By Marcus Weisgerber, originally published at DefenseOne
Boeing is looking for contract loopholes to get the Pentagon to fork over more money for work on two new Air Force One jets, a project that has cost the planemaker billions of dollars, a top Air Force official said Friday.
The company and the Air Force are going back and forth over the terms of a 2018 contract, which stipulates that Boeing, not taxpayers, must pay for any cost overages.
“Boeing is highly incentivized to finish as fast as possible, because it's a fixed-price contract, and every additional day they don't deliver the airplane, it costs them more, and they're losing money,” Andrew Hunter, the Air Force’s top weapons buyer, told a small group of reporters during a Friday afternoon briefing at the Pentagon.
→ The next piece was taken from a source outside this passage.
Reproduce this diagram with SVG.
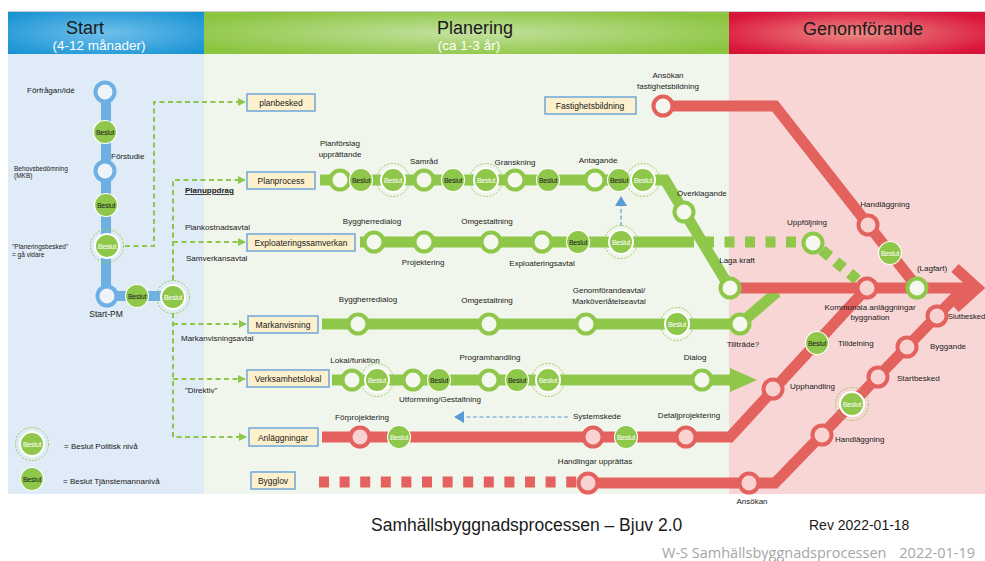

But there’s also a “problematic incentive that's in place,” Hunter said, where it’s in Boeing’s interest to scrutinize the contract language in an attempt to get more money from the Air Force.
“You get this dynamic, where they [Boeing] become very focused on ‘We need to finish. We're going to finish what's in the contract. Anything that appears to us to be in any way, shape, or form, not 100% required explicitly in the contract is an extra bill,’” Hunter said.
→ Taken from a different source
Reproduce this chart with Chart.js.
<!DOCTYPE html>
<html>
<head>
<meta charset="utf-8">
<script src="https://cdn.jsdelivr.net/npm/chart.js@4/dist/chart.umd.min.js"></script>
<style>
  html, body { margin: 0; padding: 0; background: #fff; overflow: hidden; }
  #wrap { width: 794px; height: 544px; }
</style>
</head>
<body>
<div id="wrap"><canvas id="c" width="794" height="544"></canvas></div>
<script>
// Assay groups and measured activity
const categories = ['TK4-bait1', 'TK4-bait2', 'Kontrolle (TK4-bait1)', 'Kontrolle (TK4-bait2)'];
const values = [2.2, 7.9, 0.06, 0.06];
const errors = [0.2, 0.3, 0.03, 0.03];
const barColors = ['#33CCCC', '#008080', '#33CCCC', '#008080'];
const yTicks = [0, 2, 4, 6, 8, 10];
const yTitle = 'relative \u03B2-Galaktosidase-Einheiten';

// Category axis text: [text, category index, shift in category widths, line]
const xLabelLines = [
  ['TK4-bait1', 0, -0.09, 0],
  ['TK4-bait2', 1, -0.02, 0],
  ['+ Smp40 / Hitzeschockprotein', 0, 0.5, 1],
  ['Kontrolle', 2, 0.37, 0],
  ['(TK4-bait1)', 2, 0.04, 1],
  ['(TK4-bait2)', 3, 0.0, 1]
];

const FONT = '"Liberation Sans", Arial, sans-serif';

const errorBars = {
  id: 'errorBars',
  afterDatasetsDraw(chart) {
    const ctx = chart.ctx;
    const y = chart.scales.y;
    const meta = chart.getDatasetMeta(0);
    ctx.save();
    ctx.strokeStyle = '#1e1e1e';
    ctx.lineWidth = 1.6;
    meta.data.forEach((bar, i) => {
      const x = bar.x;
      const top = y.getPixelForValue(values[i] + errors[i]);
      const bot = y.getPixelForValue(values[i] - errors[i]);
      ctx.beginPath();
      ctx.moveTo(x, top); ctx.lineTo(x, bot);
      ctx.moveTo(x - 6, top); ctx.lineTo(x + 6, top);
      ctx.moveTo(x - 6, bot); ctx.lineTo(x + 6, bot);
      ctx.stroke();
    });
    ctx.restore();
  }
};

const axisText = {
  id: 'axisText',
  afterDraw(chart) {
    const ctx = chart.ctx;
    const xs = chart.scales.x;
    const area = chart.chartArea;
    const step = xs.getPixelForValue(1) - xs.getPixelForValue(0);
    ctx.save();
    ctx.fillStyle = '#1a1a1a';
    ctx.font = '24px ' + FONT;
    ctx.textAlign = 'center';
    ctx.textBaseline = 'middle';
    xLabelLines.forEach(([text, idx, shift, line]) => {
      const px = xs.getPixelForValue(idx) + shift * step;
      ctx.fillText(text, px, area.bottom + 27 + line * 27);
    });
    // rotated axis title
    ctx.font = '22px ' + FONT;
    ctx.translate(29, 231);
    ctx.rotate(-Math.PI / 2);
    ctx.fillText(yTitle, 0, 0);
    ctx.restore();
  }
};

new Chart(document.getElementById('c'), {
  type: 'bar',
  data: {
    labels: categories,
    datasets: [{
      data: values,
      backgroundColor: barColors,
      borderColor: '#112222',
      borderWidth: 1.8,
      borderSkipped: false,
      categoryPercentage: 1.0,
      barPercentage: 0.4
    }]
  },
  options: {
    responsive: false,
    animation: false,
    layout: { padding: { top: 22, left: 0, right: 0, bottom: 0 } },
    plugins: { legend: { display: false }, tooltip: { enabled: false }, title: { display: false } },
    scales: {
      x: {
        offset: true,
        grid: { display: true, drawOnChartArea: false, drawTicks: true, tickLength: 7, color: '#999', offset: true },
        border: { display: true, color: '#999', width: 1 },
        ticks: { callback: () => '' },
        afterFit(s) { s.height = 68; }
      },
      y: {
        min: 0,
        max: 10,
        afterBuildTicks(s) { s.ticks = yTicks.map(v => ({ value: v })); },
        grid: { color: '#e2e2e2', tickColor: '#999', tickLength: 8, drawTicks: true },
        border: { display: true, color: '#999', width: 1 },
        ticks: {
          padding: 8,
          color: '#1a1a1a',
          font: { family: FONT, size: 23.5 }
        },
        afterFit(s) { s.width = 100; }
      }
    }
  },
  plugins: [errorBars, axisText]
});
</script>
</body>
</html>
Boeing used the same tactic to get the Air Force to pay for upgrades to KC-46 aerial refueling tankers, according to people familiar with the program. The company has lost more than $5 billion on the KC-46.
Hunter did not specify what work Boeing wants more money for.
Boeing declined to respond to Hunter’s comments.
“We continue to make steady progress on the VC-25B program, while navigating through some challenges,” a company spokesperson said in an emailed statement. “It’s an honor to be entrusted with this responsibility and we take particular pride in this work. Our focus is on delivering two exceptional Air Force One airplanes for the country.”
In April, Boeing CEO Dave Calhoun lamented that his predecessor had agreed to the terms of the $4 billion Air Force One contract, which was negotiated in part by former President Donald Trump.
Already two years behind schedule, Boeing has lost $1.1 billion during the complicated process of converting a pair of passenger 747 airliners into a high-tech flying White House. Boeing has blamed the majority of its problems on a subcontractor and pandemic-related supply chain and workforce issues. Earlier this month, the Government Accountability Office said Boeing was having trouble hiring enough skilled workers to build the plane due to a competitive job market and the high-level security clearances needed to work on the plane.
Hunter said that Bill LaPlante, defense undersecretary for acquisition and sustainment, has not yet approved a new formal schedule for the project, but expects the planes won’t be ready to fly the president until 2026 or 2027.
“Because there is a schedule slip...we'll have to have a conversation [and] dialogue with Boeing about what is the consequence of that,” Hunter said.